The best examples of that are we are now producing ourselves all of our own novelas. We have moved to a model where we are not licensing any of our novelas anymore. We’re picking up the cost of all of our prime-time programming. We just opened a television studio in Mexico. We just opened a news bureau in Mexico City. We’ve just completed buying three Hispanic television stations in the last 18 months, so I think our commitment to Telemundo is pretty phenomenal.



TVWeek: You were the golden child out of NBC News, but you have labeled it a no-growth or low-growth business. How much does it hurt to say that?

Mr. Zucker: NBC News is closer to my heart than anything. There’s nothing that means more to me than protecting the great brands of NBC News. My point is it’s less about being no-growth—there’s going to be growth in news, it’s just going in other places. It’s online. It’s wireles
s. My job is to be honest about what’s going on.

If we’re not all acknowledging the changes going on in the news industry, whether that’s at NBC News or The New York Times Co., or Tribune, or Belo, or Gannett—and it’s television stations and print [products]. We’re all going through this. I would like to think I’m the best friend of NBC News in making sure that the great brands get protected as we work through this transition in the new media world.

No one cares more deeply about NBC News and is committed to making sure that NBC News remains the gold standard. At the same time, there has to be a recognition that we are in the middle of a real evolutionary process right now in the news industry. I think we all know the migration of the news consumer to other places has triggered many painful issues around the industry.



TVWeek: There were some NBCU staffers who watched Thursday’s town hall meeting about the future—their futures, as well as the company’s—and who came away feeling as if they’d just listened to Bush, Cheney and Rumsfeld talk about how well the Iraq war is going.

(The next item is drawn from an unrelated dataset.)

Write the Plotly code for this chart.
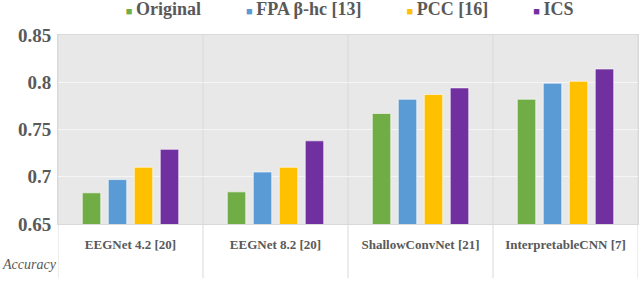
import plotly.graph_objects as go

categories = ["EEGNet 4.2 [20]", "EEGNet 8.2 [20]", "ShallowConvNet [21]", "InterpretableCNN [7]"]
series_names = ["Original", "FPA β-hc [13]", "PCC [16]", "ICS"]
original = [0.683, 0.684, 0.767, 0.782]
fpa = [0.697, 0.705, 0.782, 0.799]
pcc = [0.710, 0.710, 0.787, 0.801]
ics = [0.729, 0.738, 0.794, 0.814]
colors = ["#70AD47", "#5B9BD5", "#FFC000", "#7030A0"]
y_ticks = [0.65, 0.7, 0.75, 0.8, 0.85]

font_family = "Liberation Serif"
gray = "#595959"
grid = "#D9D9D9"

fig = go.Figure()
for name, vals, col in zip(series_names, [original, fpa, pcc, ics], colors):
    fig.add_trace(go.Bar(
        x=categories, y=vals, name=name, showlegend=False,
        marker=dict(color=col, line=dict(color="rgba(255,255,255,0.6)", width=1)),
    ))
# legend entries: small coloured square glyph right before the text
for name, col in zip(series_names, colors):
    fig.add_trace(go.Scatter(
        x=[None], y=[None], mode="markers",
        name=f"<span style='color:{col};font-size:11px'>■</span>\u2009{name}",
        marker=dict(symbol="square", size=1, color="rgba(0,0,0,0)"),
    ))

# category boundary lines extending below axis (table-like)
bounds = [i - 0.5 for i in range(len(categories) + 1)]
for b in bounds:
    fig.add_shape(type="line", xref="x", yref="paper", x0=b, x1=b, y0=-0.286, y1=1,
                  line=dict(color=grid, width=1), layer="below")

fig.add_annotation(text="<i>Accuracy</i>", xref="paper", yref="paper",
                   x=0.002, y=-0.215, xanchor="right", yanchor="middle",
                   showarrow=False, font=dict(family=font_family, size=14, color=gray))

fig.update_layout(
    width=640, height=281,
    margin=dict(l=58, r=2, t=35, b=57, autoexpand=False),
    barmode="group", bargap=0.283, bargroupgap=0.29,
    plot_bgcolor="#E8E8E8", paper_bgcolor="white",
    legend=dict(orientation="h", x=0.473, xanchor="center", y=1.24, yanchor="top",
                font=dict(family=font_family, size=18, color=gray, weight="bold"),
                itemwidth=30, tracegroupgap=0, bgcolor="rgba(0,0,0,0)"),
    font=dict(family=font_family, color=gray),
)
fig.update_xaxes(
    tickfont=dict(family=font_family, size=13, color=gray, weight="bold"),
    showgrid=False, showline=True, linecolor=grid, mirror=True,
    ticks="", ticklabelstandoff=8,
    range=[-0.5, len(categories) - 0.5],
)
fig.update_yaxes(
    range=[0.65, 0.85], tickvals=y_ticks, ticktext=[f"{v:g}" for v in y_ticks],
    tickfont=dict(family=font_family, size=19, color=gray, weight="bold"),
    showgrid=True, gridcolor="#F5F5F5", gridwidth=1,
    showline=True, linecolor=grid, mirror=True, zeroline=False,
    ticklabelstandoff=2,
)
fig.write_html("out.html", config={"displayModeBar": False},
               post_script="document.body.style.margin='0';")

How will the company deal with such morale problems related to the elimination of some 700 jobs over the next two years?

Mr. Zucker: I actually would completely say that what we were there to be was honest about what’s going on. I don’t see how you can come away from a discussion—where you acknowledge that things are changing, times are tough, and as a result you’re going to take some very tough steps to try to ensure all our viability—and believe that’s anything close to being in denial. If anything, we’ve been completely open about what’s going on and where we’re going.

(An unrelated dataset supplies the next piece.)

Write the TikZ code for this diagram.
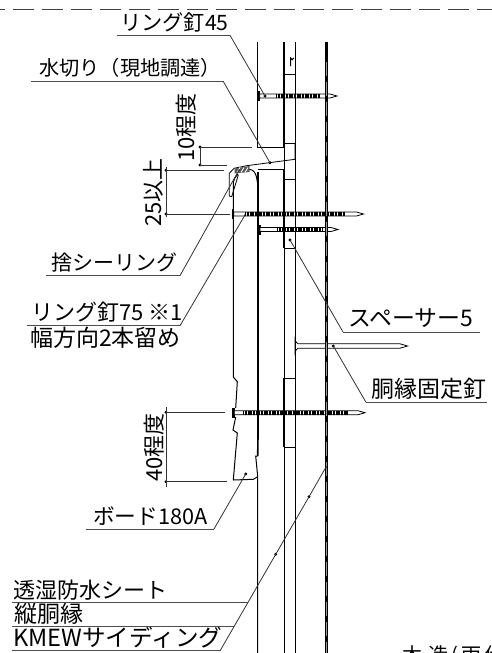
\documentclass[tikz,border=0pt]{standalone}
\usepackage{fontspec}
\setmainfont{Noto Sans CJK JP}
\usepackage{tikz}
\tikzset{
  lbl/.style={anchor=base west,inner sep=0pt,font=\fontsize{#1}{#1}\selectfont},
  lbl/.default=21.5,
  vlbl/.style={lbl=22,rotate=90},
  leader/.style={black!80,line width=0.8pt},
  under/.style={black!70,line width=1pt},
  dimline/.style={black!80,line width=0.8pt},
  dot/.style={circle,fill=black,inner sep=0pt,minimum size=3.2pt},
  wall/.style={black,line width=1pt},
  wallthick/.style={black,line width=1.6pt}
}
% ring nail: y, head x, hatch start, hatch end, tip x
\newcommand{\ringnail}[5]{
  \fill[black] (#2,#1-5) rectangle (#2+2.6,#1+5);
  \draw[black,line width=0.8pt,fill=white] (#2+2,#1-2) -- (#5-7,#1-2) -- (#5,#1) -- (#5-7,#1+2) -- (#2+2,#1+2) -- cycle;
  \draw[black,line width=4pt,dash pattern=on 1.1pt off 0.5pt] (#3,#1) -- (#4,#1);
}
\begin{document}
\begin{tikzpicture}[x=1pt,y=-1pt]
    \useasboundingbox (0,0) rectangle (492,653);
    \clip (0,0) rectangle (492,653);
    % top break line
    \draw[black!75,line width=1pt,dash pattern=on 21pt off 8pt] (-16,9.5) -- (492,9.5);
    % nails
    \ringnail{96}{257.7}{276}{320}{337}
    \ringnail{214}{231.7}{245}{345}{363.5}
    \ringnail{229.5}{258}{277}{322}{338}
    \ringnail{412.7}{232.3}{243}{348}{365}
    % smooth nail
    \draw[black,line width=0.8pt,fill=white] (295,339) -- (296,342) to[out=0,in=180] (298,343.8) -- (400,343.8) -- (407.5,346) -- (400,348.2) -- (298,348.2) to[out=180,in=0] (296,350) -- (295,353) -- cycle;
    % upper siding
    \draw[wall] (257.7,42) -- (257.7,147) -- (284,147);
    \draw[wallthick] (284,42) -- (284,147);
    % batten line and spacers
    \draw[wall] (295,42) -- (295,653);
    \draw[wall] (284,147) -- (284,653);
    \draw[wall] (284,74) rectangle (295,143);
    \draw[wall] (284,179) rectangle (295,248);
    \draw[wall] (284,378) rectangle (295,447);
    \draw[wall] (290.7,66) -- (290.7,58) arc[start angle=180,end angle=0,radius=1.6];
    % lower siding
    \draw[wallthick] (284,169) -- (284,248);
    \draw[wallthick] (284,378) -- (284,447);
    \draw[wall] (258,169) -- (284,169);
    \draw[wallthick] (258,172) -- (258,436) -- (257.7,456);
    \draw[wall] (257.7,456) -- (255.7,456) -- (257.7,476.7) -- (257.7,653);
    \draw[wall] (238,174) to[out=-120,in=90] (233.3,182) -- (233.3,377) -- (237.3,381.7) -- (235.7,408);
    \draw[wall] (235.7,417) -- (233,430) -- (237.3,433) -- (233.3,480) -- (253.3,479.3) -- (257.7,476.7);
    \draw[wall] (249,169.3) to[out=0,in=100] (256.7,178) -- (258,186);
    % flashing
    \draw[black,line width=0.8pt] (295,143) -- (295,159.3) -- (246.7,165.7) -- (234,168.3) -- (229.3,173.3) -- (229.3,196) -- (231.7,196.7) -- (238.3,175);
    % sealant
    \fill[black!65] (234.5,168.5) -- (249.5,166) -- (249.5,172) -- (234.5,173.5) -- cycle;
    \foreach \sx in {237,241,245}
      \draw[white,line width=0.9pt] (\sx,172.5) -- (\sx+3,167.5);
    % sheathing
    \draw[black,line width=2.8pt] (326.7,42) -- (326.7,653);
    \draw[black!40,line width=0.5pt,dash pattern=on 14pt off 6pt] (326.7,62) -- (326.7,653);
    % dim 10
    \node[dot] (dimTenA) at (200,147) {};
    \node[dot] (dimTenB) at (200,165) {};
    \coordinate (extTenA) at (252,147);
    \coordinate (extTenB) at (227,165);
    \draw[dimline] (extTenA) -- (dimTenA.center) -- (dimTenB.center) -- (extTenB);
    \node[vlbl] (lblTen) at (194,162) {10程度};
    % dim 25
    \node[dot] (dimQuarterA) at (166,170.3) {};
    \node[dot] (dimQuarterB) at (166,214) {};
    \coordinate (extQuarterA) at (224,170.3);
    \coordinate (extQuarterB) at (230,214);
    \draw[dimline] (extQuarterA) -- (dimQuarterA.center) -- (dimQuarterB.center) -- (extQuarterB);
    \draw[dimline] (166,167) -- (dimQuarterA.center);
    \draw[dimline] (166,217) -- (dimQuarterB.center);
    \node[vlbl] (lblQuarter) at (161,227) {25以上};
    % dim 40
    \node[dot] (dimFortyA) at (166,412.3) {};
    \node[dot] (dimFortyB) at (166,481.7) {};
    \coordinate (extFortyA) at (225,412.3);
    \coordinate (extFortyB) at (227,481.7);
    \draw[dimline] (extFortyA) -- (dimFortyA.center) -- (dimFortyB.center) -- (extFortyB);
    \draw[dimline] (166,407) -- (dimFortyA.center);
    \draw[dimline] (166,487) -- (dimFortyB.center);
    \node[vlbl] (lblForty) at (162,482) {40程度};
    % labels
    \node[lbl=21.2] (lblNailA) at (120,30.5) {リング釘45};
    \node[lbl=20.2] (lblFlash) at (39,75.5) {水切り（現地調達）};
    \node[lbl=21] (lblSeal) at (51,270.5) {捨シーリング};
    \node[lbl=22] (lblNailB) at (31,320.5) {リング釘75 ※1};
    \node[lbl=23] (lblNailC) at (30,346.5) {幅方向2本留め};
    \node[lbl=22.9] (lblSpacer) at (348,326.5) {スペーサー5};
    \node[lbl=23] (lblFixNail) at (371,397.5) {胴縁固定釘};
    \node[lbl=21.7] (lblBoard) at (93,524.5) {ボード180A};
    \node[lbl=22] (lblSheet) at (13,598.5) {透湿防水シート};
    \node[lbl=23] (lblBatten) at (14,622.5) {縦胴縁};
    \node[lbl=23.6] (lblSiding) at (13,646.5) {KMEWサイディング};
    \node[lbl=20] (lblWood) at (402,662.6) {木\hspace{6pt}造\hspace{3pt}(\hspace{4pt}雨\hspace{3pt}仕};
    % leaders
    \node[dot] (dotNailA) at (265,96) {};
    \coordinate (nailAl) at (117,35.3);
    \coordinate (nailAr) at (230,35.3);
    \draw[under] (nailAl) -- (nailAr);
    \draw[leader] (nailAr) -- (dotNailA.center);
    \node[dot] (dotFlash) at (270,162.7) {};
    \coordinate (flashl) at (31,81);
    \coordinate (flashr) at (223,81);
    \draw[under] (flashl) -- (flashr);
    \draw[leader] (flashr) -- (dotFlash.center);
    \node[dot,minimum size=1.5pt] (dotSeal) at (239,170) {};
    \coordinate (seall) at (46,275.7);
    \coordinate (sealr) at (180,275.7);
    \draw[under] (seall) -- (sealr);
    \draw[leader] (sealr) -- (dotSeal.center);
    \node[dot,minimum size=2pt] (dotNailB) at (245,215) {};
    \coordinate (nailBl) at (27,325.7);
    \coordinate (nailBr) at (180,325.7);
    \draw[under] (nailBl) -- (nailBr);
    \draw[leader] (nailBr) -- (dotNailB.center);
    \node[dot] (dotSpacer) at (290,240) {};
    \coordinate (spacerl) at (343,332);
    \coordinate (spacerr) at (480,332);
    \draw[under] (spacerr) -- (spacerl);
    \draw[leader] (spacerl) -- (dotSpacer.center);
    \node[dot] (dotFixNail) at (333.3,346) {};
    \coordinate (fixl) at (366,402.3);
    \coordinate (fixr) at (487,402.3);
    \draw[under] (fixr) -- (fixl);
    \draw[leader] (fixl) -- (dotFixNail.center);
    \node[dot] (dotBoard) at (245.7,474) {};
    \coordinate (boardl) at (86,529);
    \coordinate (boardr) at (214,529);
    \draw[under] (boardl) -- (boardr);
    \draw[leader] (boardr) -- (dotBoard.center);
    % three layers
    \node[dot,minimum size=2pt] (dotSiding) at (326,467) {};
    \node[dot] (dotBatten) at (309,496.8) {};
    \node[dot] (dotSheet) at (275.7,554.3) {};
    \coordinate (sheetl) at (12,602.7);
    \coordinate (sheetr) at (248,602.7);
    \coordinate (battenl) at (12,626.7);
    \coordinate (battenr) at (234,626.7);
    \coordinate (sidingl) at (12,650.9);
    \coordinate (sidingr) at (220,650.9);
    \draw[under] (sheetl) -- (sheetr);
    \draw[under] (battenl) -- (battenr);
    \draw[under] (sidingl) -- (sidingr);
    \draw[leader] (sidingr) -- (dotSheet.center) -- (dotBatten.center) -- (dotSiding.center);
\end{tikzpicture}
\end{document}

Obviously these are always tough times, and we have to know we are going to go through a difficult year here. Hopefully you come out of it on the other end stronger and better for it. There’s no easy way to get through this, and that’s exactly what we said yesterday. I’ve been at NBC for 20 years, so I’ve been through this a few times.

In 2001 the company cut 10 percent of its workforce. Today we’re looking at 5 percent of the workforce. That doesn’t make it any easier on anyone.

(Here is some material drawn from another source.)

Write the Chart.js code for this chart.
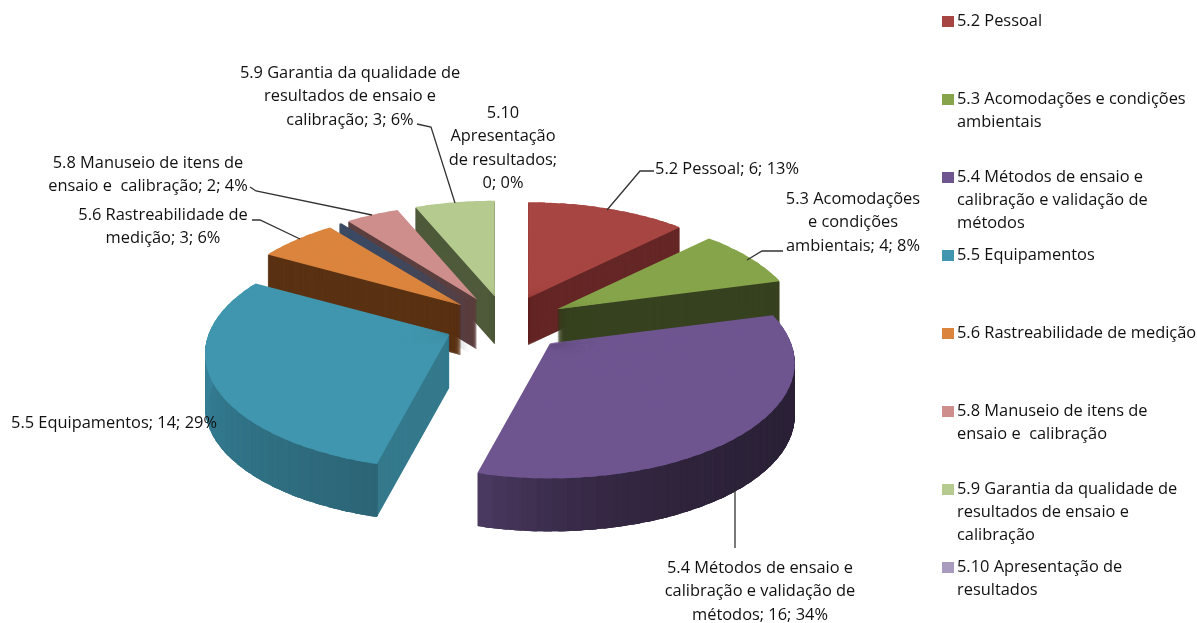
<!DOCTYPE html>
<html><head><meta charset="utf-8">
<style>html,body{margin:0;padding:0;background:#fff;overflow:hidden}canvas{display:block;filter:blur(0.45px)}</style>
<script src="https://cdn.jsdelivr.net/npm/chart.js@4"></script></head>
<body><canvas id="c" width="1197" height="623"></canvas>
<script>
// ---- data ----
const categories=['5.2 Pessoal','5.3 Acomodações e condições ambientais','5.4 Métodos de ensaio e calibração e validação de métodos','5.5 Equipamentos','5.6 Rastreabilidade de medição','5.7','5.8 Manuseio de itens de ensaio e calibração','5.9 Garantia da qualidade de resultados de ensaio e calibração','5.10 Apresentação de resultados'];
const values=[6,4,16,14,3,0.1,2,3,0];
// ---- styles ----
const topColors=['#a64541','#86a44a','#6f5590','#4096ae','#db843d','#3b4a63','#ce8e8c','#b5ca8f','#a99bbd'];
const radialWall=['#652726','#374220','#352943','#34798c','#5a3213','#3b4a63','#5c3f3f','#4e5a3a','#6b5c80'];
const wallStart=['#652726','#374220','#2c2238','#2d6677','#5a3213','#3b4a63','#5c3f3f','#4e5a3a','#6b5c80'];
const wallEnd=['#652726','#374220','#4a3960','#3a8ca6','#5a3213','#3b4a63','#5c3f3f','#4e5a3a','#6b5c80'];
const wallCurve=[1,1,5,1,1,1,1,1,1];
const depths=[47,50,53,53,50,52,50,48,48];
const drawOrder=[7,6,5,4,0,1,3,2];
const proj={cx:506,cy:323,R:241,k:0.465,p:0.17,explode:0.25,wedge:3,overlap:0.03};
const legendItems=[
 {i:0,lines:['5.2 Pessoal']},
 {i:1,lines:['5.3 Acomodações e condições','ambientais']},
 {i:2,lines:['5.4 Métodos de ensaio e','calibração e validação de','métodos']},
 {i:3,lines:['5.5 Equipamentos']},
 {i:4,lines:['5.6 Rastreabilidade de medição']},
 {i:6,lines:['5.8 Manuseio de itens de','ensaio e  calibração']},
 {i:7,lines:['5.9 Garantia da qualidade de','resultados de ensaio e','calibração']},
 {i:8,lines:['5.10 Apresentação de','resultados']}];
const dataLabels=[
 {x:350,y:73,lines:['5.9 Garantia da qualidade de','resultados de ensaio e','calibração; 3; 6%']},
 {x:503,y:113,lines:['5.10','Apresentação','de resultados;','0; 0%']},
 {x:727,y:169,lines:['5.2 Pessoal; 6; 13%']},
 {x:853,y:199,lines:['5.3 Acomodações','e condições','ambientais; 4; 8%']},
 {x:148,y:163,lines:['5.8 Manuseio de itens de','ensaio e  calibração; 2; 4%']},
 {x:163,y:215,lines:['5.6 Rastreabilidade de','medição; 3; 6%']},
 {x:114,y:423,lines:['5.5 Equipamentos; 14; 29%']},
 {x:760,y:568,lines:['5.4 Métodos de ensaio e','calibração e validação de','métodos; 16; 34%']}];
const leaders=[
 [[654,171],[640,171],[607,210]],
 [[783,251],[762,251],[747,260]],
 [[417,124],[431,127],[455,203]],
 [[250,187],[256,191],[372,215]],
 [[252,220],[260,220],[300,239]],
 [[735,490],[735,548]]];
const FONT='16.4px "Open Sans"';
const TEXT='#111';

function mix(a,b,t){const p=s=>[1,3,5].map(i=>parseInt(s.substr(i,2),16));const A=p(a),B=p(b);
 return 'rgb('+A.map((v,i)=>Math.round(v+(B[i]-v)*t)).join(',')+')';}
function plane(x,y){const w=1-proj.p*y;return [proj.R*x/w,proj.R*proj.k*y/w];}
function arcOpts(c){return {backgroundColor:c,borderColor:c,borderWidth:0,offset:0,spacing:0,circular:true,borderAlign:'center',borderRadius:0,borderDash:[],borderDashOffset:0,borderJoinStyle:'round',selfJoin:false};}

function drawWedge(ctx,el,S,t0,t1,extra,color,inner,dy){
 // t in radians clockwise from 12 o'clock; extra overlaps the next wedge to hide seams
 const ux1=[Math.sin(t0),-Math.cos(t0)],ux2=[Math.sin(t1),-Math.cos(t1)];
 const s1=plane(ux1[0],ux1[1]),s2=plane(ux2[0],ux2[1]);
 const det=ux1[0]*ux2[1]-ux2[0]*ux1[1];
 const i11=ux2[1]/det,i12=-ux2[0]/det,i21=-ux1[1]/det,i22=ux1[0]/det;
 const a=s1[0]*i11+s2[0]*i21,c=s1[0]*i12+s2[0]*i22,b=s1[1]*i11+s2[1]*i21,d=s1[1]*i12+s2[1]*i22;
 const Rel=el.__R;
 const st=t0-Math.PI/2,en=t1+extra-Math.PI/2;
 el.startAngle=st;el.endAngle=en;el.circumference=en-st;
 el.innerRadius=inner?Rel*inner:0;el.outerRadius=Rel;
 el.options=arcOpts(color);
 ctx.save();
 ctx.translate(S[0],S[1]+dy);
 ctx.transform(a,b,c,d,0,0);
 ctx.scale(1/Rel,1/Rel);
 ctx.translate(-el.x,-el.y);
 el.draw(ctx);
 ctx.restore();
}
const pie3d={id:'pie3d',beforeDatasetsDraw(chart){
 const ctx=chart.ctx,meta=chart.getDatasetMeta(0);
 const total=values.reduce((a,b)=>a+b,0);
 const angles=[];let acc=0;
 values.forEach(v=>{angles.push([acc/total*2*Math.PI,(acc+v)/total*2*Math.PI]);acc+=v;});
 const step=proj.wedge*Math.PI/180;
 drawOrder.forEach(i=>{
  const el=meta.data[i];if(!el.__R)el.__R=el.outerRadius;
  const saved={s:el.startAngle,e:el.endAngle,c:el.circumference,o:el.options,ir:el.innerRadius};
  const [a0,a1]=angles[i],mid=(a0+a1)/2;
  const C=plane(proj.explode*Math.sin(mid),-proj.explode*Math.cos(mid));
  const S=[proj.cx+C[0],proj.cy+C[1]];
  const n=Math.max(1,Math.ceil((a1-a0)/step));
  const wedges=[];for(let w=0;w<n;w++)wedges.push([a0+(a1-a0)*w/n,a0+(a1-a0)*(w+1)/n,w<n-1?proj.overlap:0,w]);
  const D=depths[i];
  for(let dy=D;dy>=1;dy--)wedges.forEach(W=>drawWedge(ctx,el,S,W[0],W[1],W[2],radialWall[i],0,dy));
  wedges.forEach(W=>{const t=n>1?W[3]/(n-1):0;const col=mix(wallStart[i],wallEnd[i],Math.pow(t,wallCurve[i]));
   for(let dy=D;dy>=1;dy--)drawWedge(ctx,el,S,W[0],W[1],W[2],col,0.985,dy);});
  wedges.forEach(W=>drawWedge(ctx,el,S,W[0],W[1],W[2],topColors[i],0,0));
  el.startAngle=saved.s;el.endAngle=saved.e;el.circumference=saved.c;el.options=saved.o;el.innerRadius=saved.ir;
 });
 return false;
},afterDraw(chart){
 const ctx=chart.ctx;ctx.save();
 ctx.strokeStyle='#333';ctx.lineWidth=1.3;
 leaders.forEach(L=>{ctx.beginPath();L.forEach((p,j)=>j?ctx.lineTo(p[0],p[1]):ctx.moveTo(p[0],p[1]));ctx.stroke();});
 ctx.font=FONT;ctx.fillStyle=TEXT;ctx.textBaseline='middle';ctx.textAlign='center';
 dataLabels.forEach(d=>d.lines.forEach((t,j)=>ctx.fillText(t,d.x,d.y+j*23.6)));
 ctx.textAlign='left';
 legendItems.forEach((it,k)=>{const y=21+78*k;
  ctx.fillStyle=topColors[it.i];ctx.fillRect(942,y-5,12,11);
  ctx.fillStyle=TEXT;it.lines.forEach((t,j)=>ctx.fillText(t,957,y+j*23.4));});
 ctx.restore();
}};
new Chart(document.getElementById('c'),{type:'pie',
 data:{labels:categories,datasets:[{data:values,backgroundColor:topColors}]},
 options:{responsive:false,animation:false,events:[],plugins:{legend:{display:false},tooltip:{enabled:false}}},
 plugins:[pie3d]});
</script></body></html>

TVWeek: How would you respond to the feeling of competitors that NBCU 2.0 is not about the future they all face but instead is about business problems NBCU created for itself?

Mr. Zucker: It’s really unfortunate. Every media company is going through the same thing. Disney lays off 650 people and shutters its film label. AOL lays off 6,500 people and changes its AOL model. We’re all grappling with our own issues, and no one is immune.



TVWeek: If you were still Jeff Zucker, executive producer of “Today,” how might your feelings about NBCU and the 2.0 plan differ from your feelings as the CEO of the NBC Universal Television Group and aspiring NBCU chairman?

Mr. Zucker: When I was at the “Today” show, I was there when we had to go through two headcount reductions. I lived through this. Sometimes you have to look at these unfortunate situations as an opportunity to reinvent yourselves as well. I hope each of our units look to come out of this even stronger.